Viewing the record as a whole and in the light most favorable to plaintiff, we conclude that disputed fact questions were present as to the four elements of the Lehmann analysis: 1) delegation of authority to the supervisor; 2) exercise of that authority; 3) resulting creation of a hostile environment; and 4) aided-by-agency (the hostile environment was aided by the employer’s delegation of authority). Lehmann, supra, 132 N.J. at 620, 626 A.2d 445.

Regarding the first element, the record established that defendant delegated to Molinet the oversight of the SAP project. The extent of Molinet’s authority over plaintiff was disputed, but, as we concluded above, at the summary judgment stage there was enough evidence to support the inference that Molinet, at least in plaintiffs eyes, had the authority of a supervisor.

Second, plaintiff also established at least a question of fact as to whether Molinet exercised his supervisory authority in exerting his undue control over plaintiff. Third, there was ample evidence that Molinet used his supervisory power to create the hostile work environment. Finally, had Molinet not been granted supervisory status over plaintiff, he could not have harassed her; hence, he was aided by his agency relationship.

In sum, the judge erred in granting summary judgment on the theory of vicarious liability.

At the trial on remand, plaintiff first must prove that Molinet was her “supervisor,” as discussed above. Then she must prove that defendant was vicariously liable for Molinet’s harassment. As we have held, if plaintiff was constructively discharged based upon Molinet’s actions for which defendant was responsible, the Ellerth/Faragher is not available and defendant would be liable.

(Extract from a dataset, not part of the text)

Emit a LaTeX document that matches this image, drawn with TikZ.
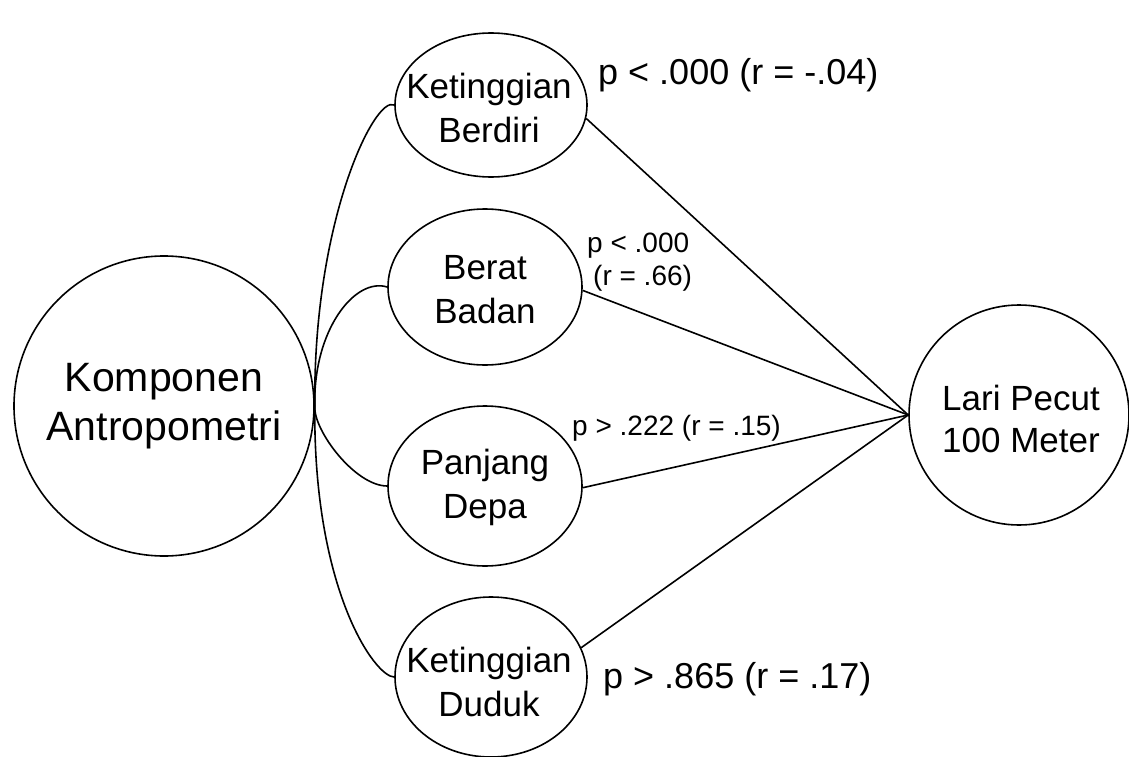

The judgment is reversed and the matter remanded for trial. 
      
      The facts are drawn from defendant’s "STATEMENT OF UNDISPUTED MATERIAL FACTS,” which it submitted to the trial court under R. 4:46-2. Most of the facts were admitted by plaintiff in her "RESPONDING STATEMENT.” We will indicate those allegations that she denied.
     
      
       The United States Supreme Court has ruled that a supervisor who sexually harasses an employee acts outside the scope of employment, within the meaning of section 219 of the Restatement. Ellerth, supra, 524 U.S. at 757, 118 S.Ct. at 2267, 141 L.Ed.2d at 650; Faragher, supra, 524 U.S. at 794, 118 S.Ct. at 2286, 141 L.Ed.2d at 680.
     
      
       In fact, neither Molinet nor anyone else did such a review.